Syndrome de Stockholm ?

Le peuple n’échappe pas à cette fascination : « Je ne remets pas en cause la marocanité du Sahara. Mais afin de mobiliser les hommes et les femmes pour la Marche verte, il y a eu évidemment un matraquage médiatique sans précédent. Cela me rappelait un épisode de la période du protectorat. Pour faire avancer la cause nationaliste, la résistance a persuadé le peuple que la figure du roi Mohammed V était dessinée sur la lune. Les gens se mettaient le soir sur leur terrasse pour admirer l’image du roi en exil. Ils le voyaient vraiment avec son légendaire tarbouche. »

À sa mort, les gens maltraités des décennies durant le pleuraient sincèrement… Syndrome de Stockholm ? Oui certainement

Sorte de Caligula qui explore les limites du pouvoir jusqu’à l’absurde, le roi est adoré avec une ferveur aveugle par ses serviteurs et par son peuple. À se demander s’ils ne sont pas collectivement frappés du syndrome de Stockholm dont sont victimes les otages : elles peuvent développer de la sympathie, de l’affection et même parfois de l’amour envers leur ravisseur.

Ce à quoi Binebine répond : « Les années de plomb au Maroc ne sont pas une fiction. Nous avons été terrorisés, nous avons vécu l’arbitraire, l’injustice, le népotisme. Les rafles, les disparitions étaient monnaie courante… Et vous savez quoi, notre “petit père des peuples” fascinait les Marocains. À sa mort, les gens maltraités des décennies durant le pleuraient sincèrement… Syndrome de Stockholm ? Oui, certainement ! »

Binebine, dont le frère aîné a été emprisonné pendant dix-huit ans dans les conditions les plus ignobles, trouve lui-même des circonstances atténuantes au roi : « Le pouvoir absolu fait de vous un homme seul, méfiant, sans doute malheureux, écrasé par le poids d’une fonction qu’on refuse de partager. »

Un livre de réconciliation

Si le roman, dense et vivant, fourmille d’anecdotes sur les mœurs de la cour, il prend toute son épaisseur dans le tiraillement de Mohamed, serviteur du roi qui a condamné son fils à être enterré vif au bagne de Tazmamart.

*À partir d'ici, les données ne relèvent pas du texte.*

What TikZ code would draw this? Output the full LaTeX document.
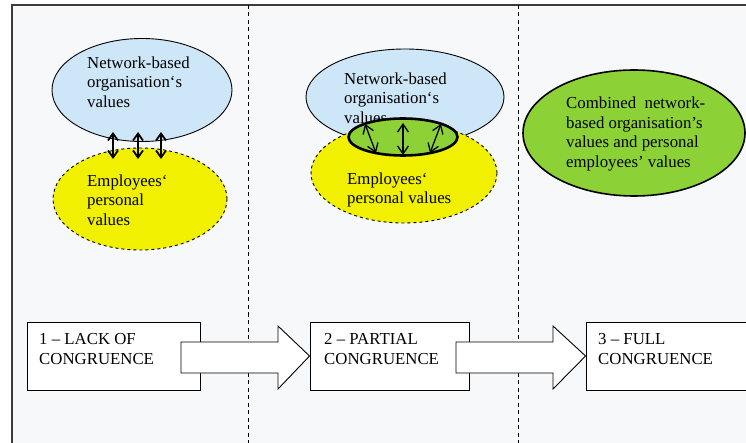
\documentclass[tikz,border=0pt]{standalone}
\usepackage{fontspec}
\setmainfont{Liberation Serif}
\usetikzlibrary{arrows.meta,shapes.geometric}
\definecolor{bgc}{RGB}{246,248,249}
\definecolor{bluev}{RGB}{205,230,248}
\definecolor{yellowv}{RGB}{240,240,0}
\definecolor{greenv}{RGB}{140,210,55}
\definecolor{framec}{RGB}{60,60,60}
\begin{document}
\begin{tikzpicture}[x=1pt,y=-1pt,
  lbl/.style={font=\fontsize{16.8}{19.5}\selectfont, align=left, inner sep=0pt, anchor=west},
  valell/.style={ellipse, draw=black, line width=0.9pt, inner sep=0pt},
  stagebox/.style={draw=black, line width=0.9pt, fill=white, inner sep=0pt},
  sep/.style={line width=0.9pt, dash pattern=on 4pt off 3.5pt},
  blockarrow/.style={draw=black, line width=0.9pt, fill=white, line join=miter},
  dbl1/.style={{Straight Barb[length=7pt,width=10pt]}-{Straight Barb[length=7pt,width=10pt]}, line width=1.8pt},
  dbl2/.style={{Straight Barb[length=8pt,width=11pt]}-{Straight Barb[length=8pt,width=11pt]}, line width=1.3pt}]
\clip (0,0) rectangle (746,443);
\fill[white] (0,0) rectangle (746,443);
\fill[bgc] (12,5) rectangle (760,450);
\draw[framec, line width=1.3pt] (12,450) -- (12,5) -- (760,5);
\draw[sep] (248,5) -- (248,450);
\draw[sep] (518,5) -- (518,450);

% Panel 1
\node[valell, fill=bluev, minimum width=180pt, minimum height=103pt] (org1) at (142,90) {};
\node[lbl] (org1t) at (87,82) {Network-based\\organisation‘s\\values};
\node[valell, fill=yellowv, dashed, minimum width=174pt, minimum height=102pt] (emp1) at (140,199) {};
\node[lbl] (emp1t) at (87,200) {Employees‘\\personal\\values};
\coordinate (a1t) at (113,132); \coordinate (a1b) at (113,159);
\coordinate (a2t) at (138,132); \coordinate (a2b) at (138,159);
\coordinate (a3t) at (161,132); \coordinate (a3b) at (161,159);
\draw[dbl1] (a1t) -- (a1b);
\draw[dbl1] (a2t) -- (a2b);
\draw[dbl1] (a3t) -- (a3b);

% Panel 2
\node[valell, fill=bluev, minimum width=198pt, minimum height=96pt] (org2) at (405,97) {};
\node[lbl] (org2t) at (344,98) {Network-based\\organisation‘s\\values};
\node[valell, fill=yellowv, dashed, minimum width=186pt, minimum height=100pt] (emp2) at (404,173) {};
\node[lbl] (emp2t) at (347,190) {Employees‘\\personal values};
\node[valell, fill=greenv, line width=2.6pt, minimum width=109pt, minimum height=37pt] (ovl) at (403,137) {};
\coordinate (b1t) at (365,124); \coordinate (b1b) at (376,153);
\coordinate (b2t) at (403,123); \coordinate (b2b) at (403,155);
\coordinate (b3t) at (441,124); \coordinate (b3b) at (430,153);
\draw[dbl2] (b1t) -- (b1b);
\draw[dbl2] (b2t) -- (b2b);
\draw[dbl2] (b3t) -- (b3b);

% Panel 3
\node[valell, fill=greenv, line width=1.6pt, minimum width=222pt, minimum height=126pt] (comb) at (634,133) {};
\node[lbl] (combt) at (566,134) {Combined\ \ network-\\based organisation’s\\values and personal\\employees’ values};

% Stage boxes
\node[stagebox, minimum width=173pt, minimum height=68pt] (s1) at (113.5,356) {};
\node[stagebox, minimum width=159pt, minimum height=68pt] (s2) at (389.5,356) {};
\node[stagebox, minimum width=174pt, minimum height=68pt] (s3) at (673,356) {};

% Block arrows
\draw[blockarrow] (181,342) -- (278,342) -- (278,326) -- (s2.west) -- (278,389) -- (278,373) -- (181,373) -- cycle;
\draw[blockarrow] (456,342) -- (553,342) -- (553,326) -- (s3.west) -- (553,389) -- (553,373) -- (456,373) -- cycle;

\node[lbl] (s1t) at (39,349) {1 – LACK OF\\CONGRUENCE};
\node[lbl] (s2t) at (324,349) {2 – PARTIAL\\CONGRUENCE};
\node[lbl] (s3t) at (598,349) {3 – FULL\\CONGRUENCE};
\end{tikzpicture}
\end{document}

Un destin aux allures de tragédie grecque, d’autant plus que la femme du fqih ne lui pardonne pas cette situation.

Une position qu’a partagée Binebine : « Souvent dans mes écrits, j’ai pris le parti de mon frère. Dans Le Fou du roi, j’ai donné la parole à mon père. Je lui ai permis de s’expliquer, de raconter ses propres blessures. C’est un livre de réconciliation. Je me sens en paix à présent. » Ce qui lui fait dire : « Le pardon est la plus grande des vertus. »

Au temps d’internet et des réseaux sociaux, la censure n’a plus de sens.

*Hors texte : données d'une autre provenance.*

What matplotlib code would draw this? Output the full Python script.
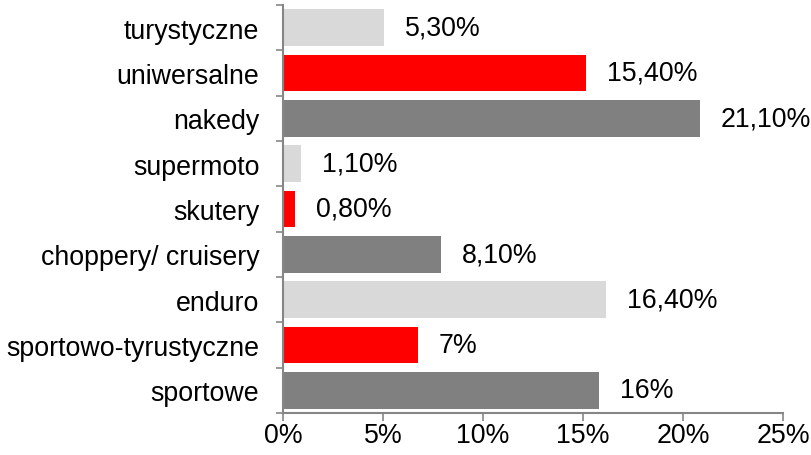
import matplotlib.pyplot as plt

# categories from top to bottom
categories = ['turystyczne', 'uniwersalne', 'nakedy', 'supermoto', 'skutery',
              'choppery/ cruisery', 'enduro', 'sportowo-tyrustyczne', 'sportowe']
# bar lengths (percent)
values = [5.05, 15.15, 20.85, 0.9, 0.6, 7.9, 16.15, 6.75, 15.8]
# printed data labels
labels = ['5,30%', '15,40%', '21,10%', '1,10%', '0,80%', '8,10%', '16,40%', '7%', '16%']
colors = ['#D9D9D9', '#FF0000', '#808080'] * 3

xticks = [0, 5, 10, 15, 20, 25]
xticklabels = ['0%', '5%', '10%', '15%', '20%', '25%']

plt.rcParams['font.family'] = ['Liberation Sans', 'DejaVu Sans']
fs = 19.3

fig = plt.figure(figsize=(8.11, 4.56), dpi=100)
ax = fig.add_axes([283 / 811, 1 - 414 / 456, 500 / 811, 408 / 456])

y = list(range(len(categories)))
ax.barh(y, values, height=0.81, color=colors, edgecolor='none')

for yi, v, lab in zip(y, values, labels):
    ax.annotate(lab, (v, yi), xytext=(15, 0), textcoords='offset points',
                ha='left', va='center', fontsize=fs)

ax.set_xlim(0, 25)
ax.set_ylim(len(categories) - 0.5, -0.5)
ax.set_xticks(xticks)
ax.set_xticklabels(xticklabels, fontsize=fs)
ax.set_yticks(y)
ax.set_yticklabels(categories, fontsize=fs)

# tick marks between categories on the y axis
ax.set_yticks([i - 0.5 for i in range(len(categories) + 1)], minor=True)
ax.tick_params(axis='y', which='major', length=0, pad=17)
ax.tick_params(axis='y', which='minor', length=5, width=1.2, color='#868686')
ax.tick_params(axis='x', length=5.5, width=1.2, color='#868686', pad=1)

for s in ['top', 'right']:
    ax.spines[s].set_visible(False)
for s in ['left', 'bottom']:
    ax.spines[s].set_color('#868686')
    ax.spines[s].set_linewidth(1.5)

fig.savefig('out.png', dpi=100)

Être en paix n’empêche pas Binebine de se définir comme « irrévérencieux, ainsi que le sont souvent les artistes ». C’est pourquoi il a mal vécu l’affaire autour de Much Loved, film de Nabil Ayouch censuré par le Centre cinématographique marocain sous prétexte qu’il représenterait « un outrage grave aux valeurs morales et à la femme marocaine, et une atteinte flagrante à l’image du royaume ».

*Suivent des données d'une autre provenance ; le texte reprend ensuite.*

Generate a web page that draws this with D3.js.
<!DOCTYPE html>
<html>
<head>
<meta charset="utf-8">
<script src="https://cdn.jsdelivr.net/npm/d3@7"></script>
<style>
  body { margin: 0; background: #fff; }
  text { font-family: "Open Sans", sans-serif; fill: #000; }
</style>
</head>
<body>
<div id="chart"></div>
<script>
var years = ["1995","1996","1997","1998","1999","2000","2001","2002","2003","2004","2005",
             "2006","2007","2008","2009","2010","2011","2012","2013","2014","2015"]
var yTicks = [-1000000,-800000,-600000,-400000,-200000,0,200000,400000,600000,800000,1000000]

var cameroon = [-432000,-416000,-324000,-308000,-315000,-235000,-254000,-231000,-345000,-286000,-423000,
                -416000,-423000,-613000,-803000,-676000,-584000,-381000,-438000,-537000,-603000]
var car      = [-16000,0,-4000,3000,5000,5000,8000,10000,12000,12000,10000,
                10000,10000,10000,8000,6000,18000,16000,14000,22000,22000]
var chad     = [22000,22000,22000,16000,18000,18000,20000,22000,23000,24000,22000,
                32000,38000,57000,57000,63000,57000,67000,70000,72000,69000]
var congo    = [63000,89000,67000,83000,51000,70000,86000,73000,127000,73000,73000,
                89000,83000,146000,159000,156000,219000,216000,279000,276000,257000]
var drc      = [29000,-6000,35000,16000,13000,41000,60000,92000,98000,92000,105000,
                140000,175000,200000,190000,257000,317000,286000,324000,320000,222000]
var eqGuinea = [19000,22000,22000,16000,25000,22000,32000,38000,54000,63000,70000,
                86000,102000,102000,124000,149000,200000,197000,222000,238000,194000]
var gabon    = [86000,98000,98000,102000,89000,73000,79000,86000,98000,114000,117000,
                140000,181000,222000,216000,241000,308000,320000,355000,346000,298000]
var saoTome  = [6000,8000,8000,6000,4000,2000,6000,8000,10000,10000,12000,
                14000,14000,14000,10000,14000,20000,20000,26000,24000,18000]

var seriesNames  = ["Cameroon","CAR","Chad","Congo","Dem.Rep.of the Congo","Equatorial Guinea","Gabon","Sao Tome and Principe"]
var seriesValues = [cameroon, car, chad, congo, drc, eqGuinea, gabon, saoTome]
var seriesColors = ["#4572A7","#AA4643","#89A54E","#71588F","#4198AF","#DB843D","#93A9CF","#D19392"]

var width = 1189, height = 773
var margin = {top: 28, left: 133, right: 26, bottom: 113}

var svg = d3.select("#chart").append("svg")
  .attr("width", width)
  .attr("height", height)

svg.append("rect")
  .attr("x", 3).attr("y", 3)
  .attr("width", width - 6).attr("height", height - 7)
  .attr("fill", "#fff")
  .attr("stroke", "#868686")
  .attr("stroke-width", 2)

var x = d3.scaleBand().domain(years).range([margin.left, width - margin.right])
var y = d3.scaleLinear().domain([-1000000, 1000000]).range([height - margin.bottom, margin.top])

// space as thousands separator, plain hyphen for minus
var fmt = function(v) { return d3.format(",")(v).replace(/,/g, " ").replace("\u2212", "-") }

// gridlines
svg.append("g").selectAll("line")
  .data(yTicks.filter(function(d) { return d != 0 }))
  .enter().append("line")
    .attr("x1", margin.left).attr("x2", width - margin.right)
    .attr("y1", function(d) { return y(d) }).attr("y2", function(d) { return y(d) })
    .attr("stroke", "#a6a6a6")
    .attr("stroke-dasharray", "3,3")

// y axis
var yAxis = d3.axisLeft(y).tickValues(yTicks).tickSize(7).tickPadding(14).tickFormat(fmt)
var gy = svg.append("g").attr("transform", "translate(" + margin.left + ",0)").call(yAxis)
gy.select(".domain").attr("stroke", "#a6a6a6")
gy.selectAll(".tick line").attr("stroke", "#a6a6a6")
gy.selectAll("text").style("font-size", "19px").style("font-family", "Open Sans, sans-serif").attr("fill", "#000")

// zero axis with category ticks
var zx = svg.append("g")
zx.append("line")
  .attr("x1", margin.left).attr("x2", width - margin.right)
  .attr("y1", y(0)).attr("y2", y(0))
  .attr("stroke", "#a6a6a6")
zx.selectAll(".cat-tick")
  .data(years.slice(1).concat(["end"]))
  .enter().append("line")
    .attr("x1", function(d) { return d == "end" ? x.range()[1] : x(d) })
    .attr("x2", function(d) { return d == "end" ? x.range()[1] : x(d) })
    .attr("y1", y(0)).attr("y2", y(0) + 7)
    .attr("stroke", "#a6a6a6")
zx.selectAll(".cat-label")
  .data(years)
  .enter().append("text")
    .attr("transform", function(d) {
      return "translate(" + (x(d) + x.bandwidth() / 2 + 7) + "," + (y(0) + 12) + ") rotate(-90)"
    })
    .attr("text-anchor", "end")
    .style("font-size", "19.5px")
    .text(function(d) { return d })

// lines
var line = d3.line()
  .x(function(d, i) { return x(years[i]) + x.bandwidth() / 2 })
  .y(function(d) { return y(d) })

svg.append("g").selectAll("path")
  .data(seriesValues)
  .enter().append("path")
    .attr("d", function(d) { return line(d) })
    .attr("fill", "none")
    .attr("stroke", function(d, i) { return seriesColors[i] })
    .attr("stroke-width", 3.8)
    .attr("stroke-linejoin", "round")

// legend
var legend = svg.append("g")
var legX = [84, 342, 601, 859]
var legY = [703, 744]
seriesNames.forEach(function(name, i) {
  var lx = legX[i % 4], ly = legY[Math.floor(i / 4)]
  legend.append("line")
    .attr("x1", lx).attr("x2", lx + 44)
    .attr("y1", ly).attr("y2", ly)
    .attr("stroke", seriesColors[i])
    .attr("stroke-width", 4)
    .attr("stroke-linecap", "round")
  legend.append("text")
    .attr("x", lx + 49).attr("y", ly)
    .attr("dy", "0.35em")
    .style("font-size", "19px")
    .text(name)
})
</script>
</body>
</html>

Argument que le peintre balaie d’un revers de pinceau : « La cabale orchestrée contre le film a donné une bien mauvaise image du Maroc. Il y a même eu des appels au meurtre contre l’artiste. Ce qui est absurde et ne correspond nullement à l’état d’avancement de notre démocratie. Le pays a beaucoup changé. Même s’il subsiste des forces de résistance réfractaires au progrès, l’ouverture est irréversible. Mon roman a été bien accueilli. Huit pages dans le magazine TelQuel, le journal de 20 heures de la deuxième chaîne nationale… Au temps d’Internet et des réseaux sociaux, la censure n’a plus de sens. »

Si tu écris, c’est parce que tu es encore vivant. Qui peut te le reprocher ?

Le même Nabil Ayouch s’intéresse à l’adaptation cinématographique du Fou du roi après avoir réalisé celle des Étoiles de Sidi Moumen, devenues Les Chevaux de Dieu.

Dans L’Écriture au tournant, l’écrivain et poète Abdellatif Laâbi, qui a lui aussi connu les geôles marocaines, a écrit : « L’écriture est pour toi comme une prière adressée à la vie pour qu’elle continue de te visiter. Si tu écris, c’est parce que tu es encore vivant. Qui peut te le reprocher ? »

Ce n’est pas un hasard si Binebine a illustré l’ouvrage lors de sa sortie. Que ce soit avec son stylo ou son pinceau, il reprend le flambeau pour que dans la petite histoire du roman et dans la grande histoire du Maroc, ce soit « en définitive la justice et la démocratie qui gagnent ».